I gotta tell you I can't wait for this day. To have my happy baby back. Don't get me wrong he has been doing amazingly well in the cast. But to have this kid back....
the one that smiled and played peak a boo at the end of the couch ten times a day. the one that was constantly getting in to Macy's food and water, started to stand by himself and babbling out the window at random passerby's. It saddens me to think that all winter we will be cooped up inside trying not to get a cast wet and not seeing this little boy for a while. He smiled and played peekaboo on my shoulder last night and it brought such a huge smile to my face. It was a brief moment of happiness in our very sad day yesterday. I am not sure what is wrong but we are not happy, not sleeping and incredibly uncomfortble. All things that I am sure are normal....I just have to figure out how to console him and make him as comfortable as possible.
Some on reminded me the other day of the bible verse 1 peter 1:6-7.

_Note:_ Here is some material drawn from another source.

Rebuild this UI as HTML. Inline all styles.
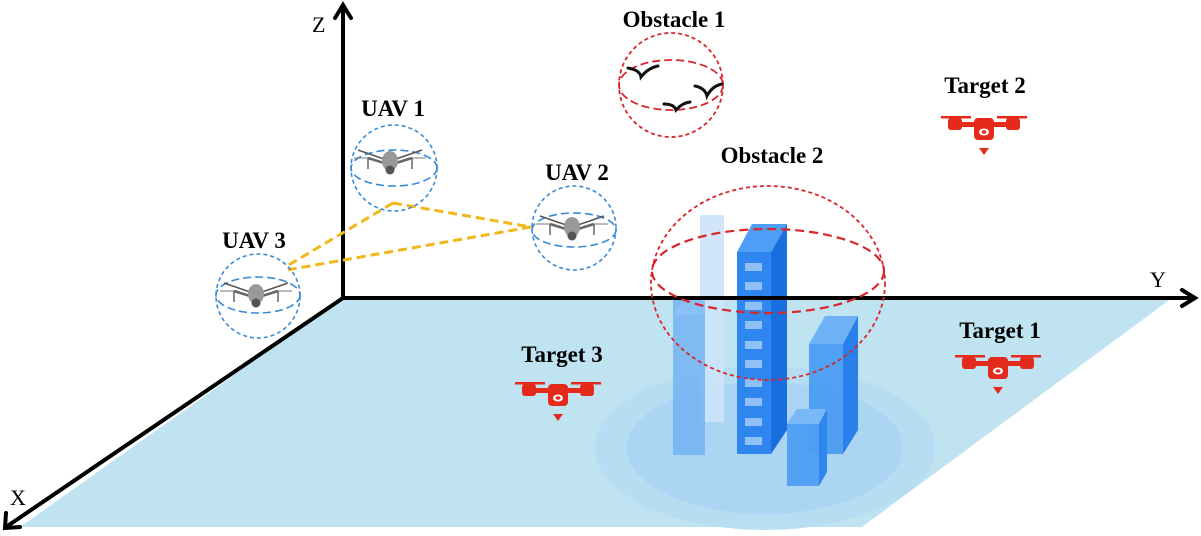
<!DOCTYPE html>
<html><head><meta charset="utf-8"><style>
html,body{margin:0;padding:0;background:#fff;}
svg{display:block;}
text{font-family:"Liberation Serif",serif;}
</style></head><body>
<svg width="1201" height="536" viewBox="0 0 1201 536" xmlns="http://www.w3.org/2000/svg">
<defs>
<g id="gd">
 <line x1="-32" y1="-10" x2="-6" y2="-1" stroke="#555" stroke-width="1.5"/>
 <line x1="32" y1="-10" x2="6" y2="-1" stroke="#555" stroke-width="1.5"/>
 <line x1="-36" y1="-2" x2="-22" y2="-2" stroke="#777" stroke-width="1"/>
 <line x1="36" y1="-2" x2="22" y2="-2" stroke="#777" stroke-width="1"/>
 <line x1="-22" y1="-2" x2="-6" y2="3" stroke="#666" stroke-width="2.5"/>
 <line x1="22" y1="-2" x2="6" y2="3" stroke="#666" stroke-width="2.5"/>
 <line x1="-22" y1="-2" x2="-22" y2="9" stroke="#666" stroke-width="1.5"/>
 <line x1="22" y1="-2" x2="22" y2="9" stroke="#666" stroke-width="1.5"/>
 <ellipse cx="0" cy="1" rx="8" ry="10" fill="#999"/>
 <circle cx="0" cy="10" r="4.5" fill="#555"/>
</g>
<g id="rd" fill="#e42a1a">
 <rect x="-43" y="-7" width="30" height="2.5"/>
 <rect x="13" y="-7" width="30" height="2.5"/>
 <rect x="-36" y="-5" width="14" height="12" rx="3"/>
 <rect x="22" y="-5" width="14" height="12" rx="3"/>
 <rect x="-24" y="-1" width="48" height="5"/>
 <rect x="-10" y="-5" width="20" height="22" rx="4"/>
 <ellipse cx="0" cy="9" rx="5" ry="3.5" fill="#fff"/>
 <ellipse cx="0" cy="9" rx="2.5" ry="1.8"/>
 <polygon points="-5,25 5,25 0,32"/>
</g>
</defs>

<!-- floor -->
<polygon points="343,298 1172,298 862,527 20,527" fill="#bfe3f1"/>
<ellipse cx="765" cy="448" rx="170" ry="82" fill="#b6dcf2" opacity="0.9"/>
<ellipse cx="765" cy="448" rx="138" ry="66" fill="#acd5f3"/>

<!-- buildings -->
<rect x="700" y="215" width="24" height="207" fill="#cde3fa" opacity="0.9"/>
<rect x="673" y="300" width="32" height="155" fill="#6fb0f2" opacity="0.8"/>
<polygon points="673,315 683,300 705,300 705,315" fill="#8cc2f5" opacity="0.8"/>
<rect x="737" y="252" width="34" height="202" fill="#2f86ee"/>
<polygon points="737,252 752,224 787,224 771,252" fill="#4f9ef5"/>
<polygon points="771,252 787,224 787,430 771,454" fill="#1a6fe0"/>
<g fill="#8fc0f7">
<rect x="745" y="263" width="17" height="8"/><rect x="745" y="282" width="17" height="8"/>
<rect x="745" y="302" width="17" height="8"/><rect x="745" y="321" width="17" height="8"/>
<rect x="745" y="341" width="17" height="8"/><rect x="745" y="360" width="17" height="8"/>
<rect x="745" y="379" width="17" height="8"/><rect x="745" y="398" width="17" height="8"/>
<rect x="745" y="418" width="17" height="8"/><rect x="745" y="437" width="17" height="8"/>
</g>
<rect x="809" y="344" width="34" height="110" fill="#4a9cf2" opacity="0.95"/>
<polygon points="809,344 825,316 858,316 843,344" fill="#6fb3f6"/>
<polygon points="843,344 858,316 858,430 843,454" fill="#2a80ea"/>
<rect x="787" y="424" width="32" height="62" fill="#4d9ef2" opacity="0.95"/>
<polygon points="787,424 797,409 827,409 819,424" fill="#79b8f6"/>
<polygon points="819,424 827,409 827,472 819,486" fill="#2f86ee"/>

<!-- axes -->
<g stroke="#000" stroke-width="4" fill="none" stroke-linecap="round">
 <line x1="343" y1="298" x2="343" y2="6"/>
 <polyline points="335,18 343,5 351,18"/>
 <line x1="343" y1="298" x2="1194" y2="298"/>
 <polyline points="1182,290 1195,298 1182,306"/>
 <line x1="343" y1="298" x2="6" y2="527"/>
 <polyline points="6,513 5,528 20,527"/>
</g>
<text x="312" y="32" font-size="22">Z</text>
<text x="1150" y="287" font-size="22">Y</text>
<text x="10" y="505" font-size="22">X</text>

<!-- yellow links -->
<g stroke="#f0b81a" stroke-width="3" stroke-dasharray="9,5" fill="none">
 <line x1="393" y1="203" x2="287" y2="266"/>
 <line x1="393" y1="203" x2="531" y2="227"/>
 <line x1="531" y1="227" x2="287" y2="270"/>
</g>

<!-- UAV spheres -->
<g stroke="#3a8ad6" stroke-width="1.6" fill="none" stroke-dasharray="4,3">
 <circle cx="394" cy="168" r="43"/>
 <ellipse cx="394" cy="168" rx="43" ry="18" stroke-dasharray="8,4"/>
 <circle cx="574" cy="228" r="42"/>
 <ellipse cx="574" cy="230" rx="42" ry="17" stroke-dasharray="8,4"/>
 <circle cx="258" cy="296" r="42"/>
 <ellipse cx="258" cy="295" rx="42" ry="18" stroke-dasharray="8,4"/>
</g>
<use href="#gd" x="390" y="160"/>
<use href="#gd" x="572" y="226"/>
<use href="#gd" x="256" y="293"/>

<!-- obstacle 1 -->
<g stroke="#d9262a" stroke-width="1.8" fill="none">
 <circle cx="671" cy="85" r="52" stroke-dasharray="4,3"/>
 <ellipse cx="671" cy="85" rx="52" ry="25" stroke-dasharray="8,4"/>
</g>
<g fill="none" stroke="#111" stroke-width="3" stroke-linecap="round">
 <path d="M628,68 Q640,70 641,77 Q648,68 658,66"/>
 <path d="M695,86 Q705,88 707,96 Q712,86 722,84"/>
 <path d="M664,104 Q674,104 676,110 Q682,103 690,102"/>
</g>

<!-- obstacle 2 -->
<g stroke="#d9262a" stroke-width="1.8" fill="none">
 <ellipse cx="768" cy="283" rx="117" ry="97" stroke-dasharray="4,3"/>
 <ellipse cx="768" cy="271" rx="116" ry="42" stroke-dasharray="9,5" stroke-width="2.2"/>
</g>

<!-- targets -->
<use href="#rd" x="984" y="123"/>
<use href="#rd" x="998" y="362"/>
<use href="#rd" x="558" y="389"/>

<!-- labels -->
<g font-weight="bold" font-size="23" text-anchor="middle">
 <text x="393" y="116">UAV 1</text>
 <text x="577" y="180">UAV 2</text>
 <text x="254" y="248">UAV 3</text>
 <text x="674" y="27">Obstacle 1</text>
 <text x="772" y="163">Obstacle 2</text>
 <text x="985" y="93">Target 2</text>
 <text x="1000" y="338">Target 1</text>
 <text x="562" y="362">Target 3</text>
</g>
</svg>
</body></html>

In this you greatly rejoice, though now for a little while you may have had to suffer grief in all kinds of trials. These have come so that your faith—of greater worth than gold, which perishes even though refined by fire—may be proved genuine and may result in praise, glory and honor when Jesus Christ is revealed.
God is good, he is in control and it always helps when we have good friends that remind us frequently that we are not in this alone. We will be ok. it has just been a hard week. And we have to share with you the good and the bad right. Please pray, Jackson started digging at his right ear last night even though he is already on antibiotics for his left ear.